And as details emerge about this latest ballistic-missile test, Melissa Hanham, an expert on the North Korean nuclear-weapons program at the Middlebury Institute of International Studies, has a response to Trump’s vow that what U.S. officials fear most from North Korea “won’t happen!” It has happened—or at least it may finally be time to start acting as if it has. She explains why below, in a conversation that I have condensed and edited for clarity.
Uri Friedman: I’ve seen your analysis that the missile North Korea just tested may have been longer-range than the last North Korean test of an ICBM, and potentially long enough to threaten U.S. cities like New York. Can you go into what’s behind that assessment and what the math is?

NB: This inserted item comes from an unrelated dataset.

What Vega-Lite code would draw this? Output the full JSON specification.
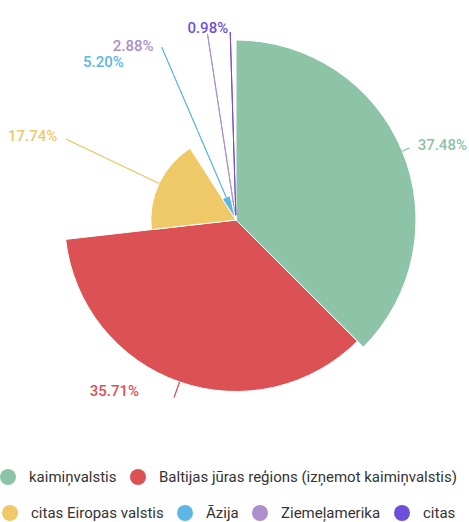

Melissa Hanham: Whenever a missile is launched, there are a few points of data that we immediately look for. One is where it was launched from, one is where it landed, the other is how high it went, and how long it took to fly. That data tends to trickle out pretty quickly from South Korean, Japanese, and American sources. Those numbers are still firming up right now.
When we analyzed the Hwasong-14 launch, [North Korea’s first test of an ICBM, on July 4], we were able to see that even though the missile only traveled just short of Japan, it went quite high up into the air, through the atmosphere, past the Space Station. That’s called a “lofted trajectory.” If you were to adjust that curve to the more energy-conserving range, toward the U.S., you would get a range that would put Alaska at risk.
However, we weren’t satisfied with just that number. When [the North Koreans] released photographs of the Hwasong-14, we did very careful measurements of each stage of the rocket, we made estimates of the fuel and oxidizer in each stage of the missile, the weight of each stage of the missile, and we did analysis of the video of the rocket launching to get a sense of the acceleration off the ground and therefore the thrust of the missile. And at that time we predicted that even though the test only showed [the missile] going about 7,000 kilometers, [the missile] was not tested to its full capability. In fact, we estimated that it would be more like a 10,000-kilometer range instead.
Friedman: What would a 10,000-kilometer range mean?
Hanham: Not just Alaska but all of the West Coast and most of the Midwest. So Chicago, Detroit.
Friedman: How does that compare to what we know so far about [today’s tested missile]?
Hanham: Today the data that’s coming in, which is still soft, is showing that along the ground, [the missile] went farther, it had a higher altitude, and it flew for a longer amount of time. So, no matter what, it demonstrated a farther range than the previous test. And if we make the assumption that this is the same missile [which has yet to be confirmed], then we would say that [the North Koreans] were probably trying to test the missile at a greater capacity, if not its greatest capacity.